North Korea could conduct another nuclear test next year in an attempt to solidify itself as an atomic power, a news report said Friday, citing a state-run South Korean think tank.

The Korea Institute for Defense Analyses said in a report that the communist nation won't give up its nuclear ambitions and could test an atomic device in an attempt to assert itself as a nuclear weapons state, according to Yonhap news agency.

North Korea carried out its first-ever nuclear test in 2006 and the second, more powerful test blast in May. The think tank said the second test was five times as powerful as the first one and demonstrated progress Pyongyang had made in its capabilities to build atomic bombs, according to Yonhap.

A third test "would increase the possibility of the international community accepting North Korea as a nuclear weapons state," the report was quoted as saying.

The North could also test-fire a long-range missile, and provoke military clashes with South Korea near their land, sea and air borders next year, Yonhap cited the report as saying.

Neither the report nor comments from the think tank were available Friday.

North Korea quit international talks on ending its nuclear programs earlier this year in anger over international criticism of its long-range rocket launch denounced as a test of its missile technology.
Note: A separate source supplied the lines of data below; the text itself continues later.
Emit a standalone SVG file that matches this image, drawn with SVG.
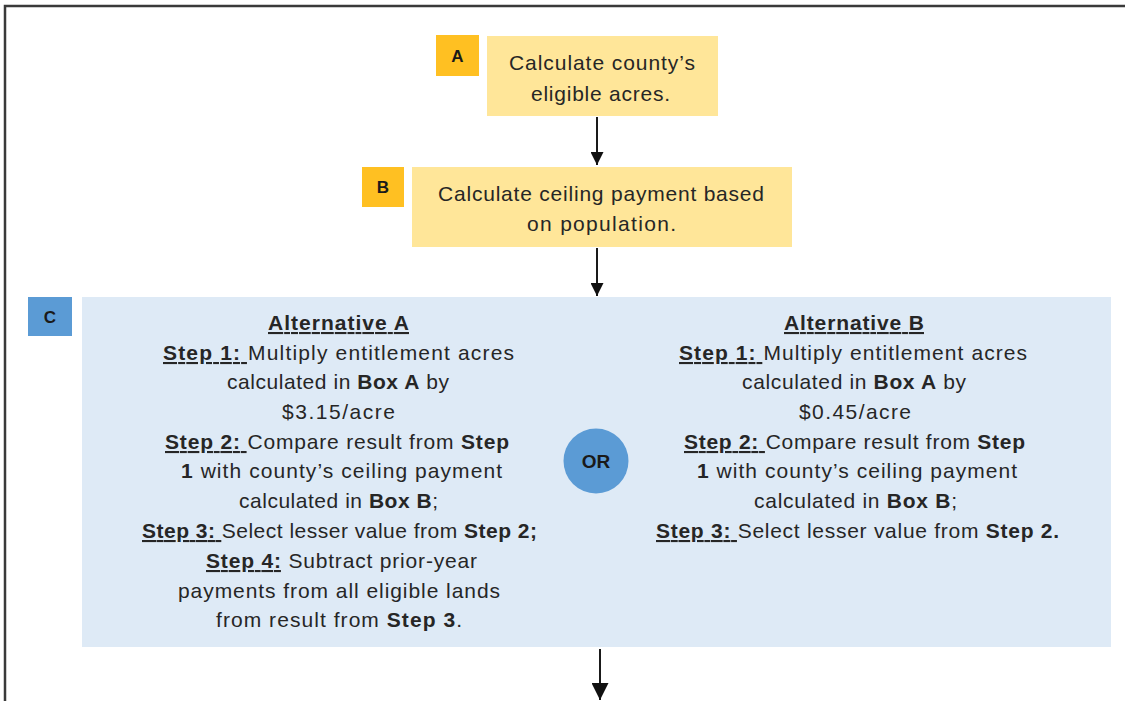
<svg xmlns="http://www.w3.org/2000/svg" width="1125" height="701" viewBox="0 0 1125 701">
<defs>
<style>
.t{font-family:"Liberation Sans",Arial,sans-serif;font-size:21px;fill:#262626}
.b{font-weight:bold}
.u{font-weight:bold;text-decoration:underline}
.lbl{font-family:"Liberation Sans",Arial,sans-serif;font-size:17px;font-weight:bold;fill:#1a1a1a;text-anchor:middle}
.yb{fill:#FFE699}
.yl{fill:#FFC022}
.bb{fill:#DEEAF6}
.bl{fill:#5B9BD5}
.conn{stroke:#1a1a1a;stroke-width:2;fill:none}
</style>
<marker id="ah" viewBox="0 0 10 10" refX="10" refY="5" markerWidth="13" markerHeight="13" markerUnits="userSpaceOnUse" orient="auto">
<path d="M0,0 L10,5 L0,10 z" fill="#111"/>
</marker>
<marker id="ah2" viewBox="0 0 10 10" refX="10" refY="5" markerWidth="17" markerHeight="17" markerUnits="userSpaceOnUse" orient="auto">
<path d="M0,0 L10,5 L0,10 z" fill="#111"/>
</marker>
</defs>
<rect x="0" y="0" width="1125" height="701" fill="#fff"/>
<g id="frame">
<path d="M5,701 V6 H1125" stroke="#3a3a3a" stroke-width="2.5" fill="none"/>
</g>
<g id="nodeA">
<rect class="yl" x="436" y="35" width="43" height="41"/>
<text class="lbl" x="457.5" y="62">A</text>
<rect class="yb" x="487" y="36" width="231" height="80"/>
<text class="t" x="509" y="70" textLength="186" lengthAdjust="spacing">Calculate county’s</text>
<text class="t" x="531" y="101" textLength="139" lengthAdjust="spacing">eligible acres.</text>
</g>
<g id="nodeB">
<rect class="yl" x="362" y="167" width="42" height="40"/>
<text class="lbl" x="383" y="193">B</text>
<rect class="yb" x="412" y="167" width="380" height="80"/>
<text class="t" x="438" y="201" textLength="326" lengthAdjust="spacing">Calculate ceiling payment based</text>
<text class="t" x="527" y="231" textLength="149" lengthAdjust="spacing">on population.</text>
</g>
<g id="nodeC">
<rect class="bl" x="28" y="297" width="44" height="39"/>
<text class="lbl" x="50" y="323">C</text>
<rect class="bb" x="82" y="297" width="1029" height="350"/>
<text class="t" x="268" y="330" textLength="141" lengthAdjust="spacing"><tspan class="u">Alternative A</tspan></text>
<text class="t" x="163" y="360" textLength="351" lengthAdjust="spacing"><tspan class="u">Step 1: </tspan>Multiply entitlement  acres</text>
<text class="t" x="227" y="389" textLength="222" lengthAdjust="spacing">calculated in <tspan class="b">Box A</tspan> by</text>
<text class="t" x="282" y="419" textLength="113" lengthAdjust="spacing">$3.15/acre</text>
<text class="t" x="165" y="449" textLength="344" lengthAdjust="spacing"><tspan class="u">Step 2: </tspan>Compare result from <tspan class="b">Step</tspan></text>
<text class="t" x="181" y="478" textLength="321" lengthAdjust="spacing"><tspan class="b">1</tspan> with county’s ceiling payment</text>
<text class="t" x="239" y="508" textLength="199" lengthAdjust="spacing">calculated in <tspan class="b">Box B</tspan>;</text>
<text class="t" x="142" y="538" textLength="395" lengthAdjust="spacing"><tspan class="u">Step 3: </tspan>Select lesser value from <tspan class="b">Step 2;</tspan></text>
<text class="t" x="206" y="568" textLength="271" lengthAdjust="spacing"><tspan class="u">Step 4:</tspan> Subtract prior-year</text>
<text class="t" x="178" y="598" textLength="322" lengthAdjust="spacing">payments from all eligible  lands</text>
<text class="t" x="216" y="627" textLength="246" lengthAdjust="spacing">from result from <tspan class="b">Step 3</tspan>.</text>
<text class="t" x="784" y="330" textLength="140" lengthAdjust="spacing"><tspan class="u">Alternative B</tspan></text>
<text class="t" x="679" y="360" textLength="348" lengthAdjust="spacing"><tspan class="u">Step 1: </tspan>Multiply entitlement  acres</text>
<text class="t" x="742" y="389" textLength="224" lengthAdjust="spacing">calculated in <tspan class="b">Box A</tspan> by</text>
<text class="t" x="799" y="419" textLength="112" lengthAdjust="spacing">$0.45/acre</text>
<text class="t" x="684" y="449" textLength="341" lengthAdjust="spacing"><tspan class="u">Step 2: </tspan>Compare result from <tspan class="b">Step</tspan></text>
<text class="t" x="697" y="478" textLength="320" lengthAdjust="spacing"><tspan class="b">1</tspan> with county’s ceiling payment</text>
<text class="t" x="754" y="508" textLength="203" lengthAdjust="spacing">calculated in <tspan class="b">Box B</tspan>;</text>
<text class="t" x="656" y="538" textLength="403" lengthAdjust="spacing"><tspan class="u">Step 3: </tspan>Select lesser value from <tspan class="b">Step 2.</tspan></text>
</g>
<g id="nodeOR">
<circle class="bl" cx="596" cy="461" r="32.5"/>
<text class="lbl" x="596" y="468" style="font-size:19px">OR</text>
</g>
<g id="connectors">
<line class="conn" x1="597" y1="117" x2="597" y2="165" marker-end="url(#ah)"/>
<line class="conn" x1="597" y1="248" x2="597" y2="296" marker-end="url(#ah)"/>
<line class="conn" x1="600" y1="649" x2="600" y2="700" marker-end="url(#ah2)"/>
</g>
</svg>
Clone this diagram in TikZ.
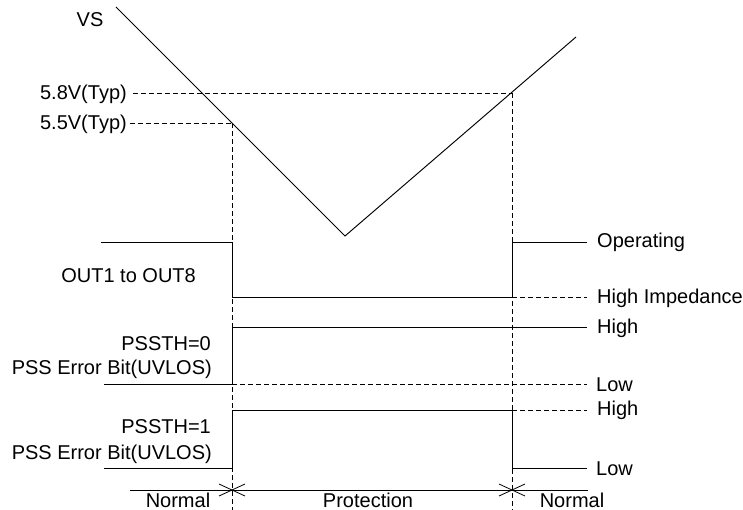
\documentclass[tikz,border=0pt]{standalone}
\usepackage{fontspec}
\setmainfont{Liberation Sans}
\begin{document}
\begin{tikzpicture}[x=1pt,y=-1pt,
  sig/.style={line width=0.95pt},
  dsh/.style={line width=0.85pt, dash pattern=on 5pt off 3pt},
  lbl/.style={font=\fontsize{20}{24}\selectfont, inner sep=0pt, anchor=base},
  lbll/.style={lbl, anchor=base east},
  lblr/.style={lbl, anchor=base west}]
\useasboundingbox (0,0) rectangle (743,510);
% key coordinates
\coordinate (vtop) at (116,7);
\coordinate (vbot) at (345,236);
\coordinate (vend) at (576,37);
\coordinate (t1) at (232,123);
\coordinate (t2) at (512,93);
\coordinate (t1b) at (232,510);
\coordinate (t2b) at (512,510);
% VS curve
\draw[sig] (vtop) -- (vbot) -- (vend);
\node[lbl] (vs) at (90,27) {VS};
% thresholds
\node[lbll] (l58) at (127,100) {5.8V(Typ)};
\node[lbll] (l55) at (127,130) {5.5V(Typ)};
\coordinate (d58) at (133,93);
\coordinate (d55) at (130,123);
\draw[dsh] (d58) -- (t2);
\draw[dsh] (d55) -- (t1);
\draw[dsh] (t1) -- (t1b);
\draw[dsh] (t2) -- (t2b);
% OUT1 to OUT8
\coordinate (o0) at (101,242);
\coordinate (o1) at (232,242);
\coordinate (o2) at (232,297);
\coordinate (o3) at (512,297);
\coordinate (o4) at (512,242);
\coordinate (o5) at (587,242);
\coordinate (o6) at (587,297);
\draw[sig] (o0) -- (o1) -- (o2) -- (o3) -- (o4) -- (o5);
\draw[dsh] (o3) -- (o6);
\node[lbll] (out) at (196,283) {OUT1 to OUT8};
\node[lblr] (op) at (597,248) {Operating};
\node[lblr] (hz) at (597,303) {High Impedance};
% PSSTH=0
\coordinate (a0) at (104,384);
\coordinate (a1) at (232,384);
\coordinate (a2) at (232,327);
\coordinate (a3) at (587,327);
\coordinate (a4) at (587,384);
\draw[sig] (a0) -- (a1) -- (a2) -- (a3);
\draw[dsh] (a1) -- (a4);
\node[lbll] (p0) at (211,350) {PSSTH=0};
\node[lbll] (e0) at (212,374) {PSS Error Bit(UVLOS)};
\node[lblr] (h0) at (597,333) {High};
\node[lblr] (lo0) at (596,391) {Low};
% PSSTH=1
\coordinate (b0) at (104,468);
\coordinate (b1) at (232,468);
\coordinate (b2) at (232,410);
\coordinate (b3) at (512,410);
\coordinate (b4) at (512,468);
\coordinate (b5) at (587,468);
\coordinate (b6) at (587,410);
\draw[sig] (b0) -- (b1) -- (b2) -- (b3) -- (b4) -- (b5);
\draw[dsh] (b3) -- (b6);
\node[lbll] (p1) at (211,433) {PSSTH=1};
\node[lbll] (e1) at (212,459) {PSS Error Bit(UVLOS)};
\node[lblr] (h1) at (597,415) {High};
\node[lblr] (lo1) at (596,475) {Low};
% bottom phases
\coordinate (m0) at (130,490);
\coordinate (m1) at (588,490);
\draw[line width=0.9pt] (m0) -- (m1);
\coordinate (x1) at (232,490);
\coordinate (x2) at (512,490);
\foreach \c in {x1,x2}{
  \draw[line width=0.8pt] ([shift={(-13,-6)}]\c) -- ([shift={(13,6)}]\c);
  \draw[line width=0.8pt] ([shift={(-13,6)}]\c) -- ([shift={(13,-6)}]\c);
}
\node[lbl] (n1) at (178,507) {Normal};
\node[lbl] (pr) at (368,507) {Protection};
\node[lbl] (n2) at (572,507) {Normal};
\end{tikzpicture}
\end{document}
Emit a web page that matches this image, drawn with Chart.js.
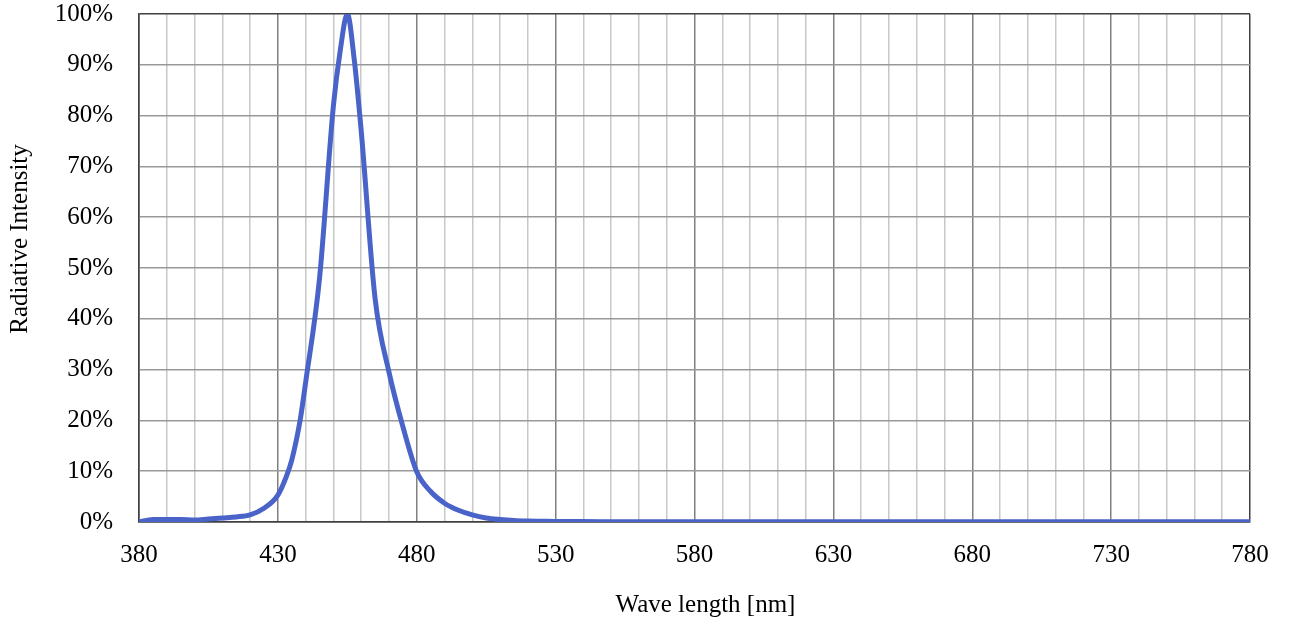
<!DOCTYPE html>
<html>
<head>
<meta charset="utf-8">
<script src="https://cdn.jsdelivr.net/npm/chart.js@4.4.1/dist/chart.umd.min.js"></script>
<style>
  body { margin: 0; background: #fff; }
  #chart { display: block; }
</style>
</head>
<body>
<canvas id="chart" width="1289" height="623"></canvas>
<script>
// spectrum (nm, %)
const waveLength = [380, 385, 390, 395, 400, 405, 410, 415, 420, 425, 430, 433, 435, 438, 440, 445, 450, 452.5, 455, 457.5, 460, 465, 470, 475, 480, 485, 490, 495, 500, 505, 510, 515, 520, 525, 530, 540, 560, 600, 650, 700, 750, 780];
const intensity = [0, 0.5, 0.5, 0.5, 0.4, 0.6, 0.8, 1.0, 1.4, 2.7, 5.3, 8.9, 12.2, 20, 27.5, 48, 82, 93, 100, 91, 77, 44, 29.5, 18.8, 9.9, 6.0, 3.7, 2.3, 1.4, 0.8, 0.5, 0.3, 0.2, 0.15, 0.1, 0.08, 0.05, 0.05, 0.05, 0.05, 0.05, 0.05];
const xLabels = [380, 430, 480, 530, 580, 630, 680, 730, 780];
const xTitle = "Wave length [nm]";
const yTitle = "Radiative Intensity";

const fontFamily = "'Liberation Serif', 'Times New Roman', serif";
const font = { family: fontFamily, size: 25 };

const points = waveLength.map((w, i) => ({ x: w, y: intensity[i] }));

// axis titles drawn by hand so they can sit where the original has them
const axisTitles = {
  id: "axisTitles",
  afterDraw(chart) {
    const ctx = chart.ctx;
    const area = chart.chartArea;
    ctx.save();
    ctx.fillStyle = "#000";
    ctx.font = "25px " + fontFamily;
    ctx.textAlign = "center";
    ctx.textBaseline = "middle";
    ctx.fillText(xTitle, (area.left + area.right) / 2 + 11, area.bottom + 83);
    ctx.translate(20, area.top + 225);
    ctx.rotate(-Math.PI / 2);
    ctx.fillText(yTitle, 0, 0);
    ctx.restore();
  }
};

new Chart(document.getElementById("chart"), {
  type: "line",
  data: {
    datasets: [{
      data: points,
      borderColor: "#4a63c8",
      borderWidth: 5,
      pointRadius: 0,
      cubicInterpolationMode: "monotone",
      fill: false
    }]
  },
  options: {
    responsive: false,
    animation: false,
    layout: { padding: { left: 0, right: 39, top: 14, bottom: 0 } },
    plugins: { legend: { display: false }, tooltip: { enabled: false } },
    scales: {
      x: {
        type: "linear",
        min: 380,
        max: 780,
        afterFit: s => {
          s.height = 101;
          s.paddingLeft = 0;
          s.paddingRight = 0;
        },
        afterBuildTicks: s => {
          const t = [];
          for (let v = 380; v <= 780; v += 10) t.push({ value: v });
          s.ticks = t;
        },
        ticks: {
          autoSkip: false,
          maxRotation: 0,
          padding: 18,
          color: "#000",
          font: font,
          callback: v => xLabels.includes(v) ? String(v) : ""
        },
        grid: {
          drawTicks: false,
          lineWidth: 1.5,
          color: c => {
            const v = c.tick.value;
            if (v === 380 || v === 780) return "#404040";
            return (v - 380) % 50 === 0 ? "#808080" : "#c8c8c8";
          }
        },
        border: { color: "#404040", width: 1.5 }
      },
      y: {
        min: 0,
        max: 100,
        afterFit: s => {
          s.width = 139;
          s.paddingTop = 0;
          s.paddingBottom = 0;
        },
        ticks: {
          stepSize: 10,
          padding: 26,
          color: "#000",
          font: font,
          callback: v => v + "%"
        },
        grid: {
          drawTicks: false,
          lineWidth: 1.5,
          color: c => (c.tick.value === 0 || c.tick.value === 100) ? "#404040" : "#999999"
        },
        border: { color: "#404040", width: 1.5 }
      }
    }
  },
  plugins: [axisTitles]
});
</script>
</body>
</html>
The regime then conducted the nuclear test and test-fired a series of ballistic missiles.

But since last summer, the North has been taking a softer line in an about-face that analysts and officials say shows the regime feels the pain of U.N. sanctions adopted to punish it for its nuclear test.

The North has also signaled its willingness to return to the negotiating table, saying after one-on-one talks with the U.S. earlier this month that it understands the need to resume the nuclear talks, and that it will try to resolve remaining differences with Washington.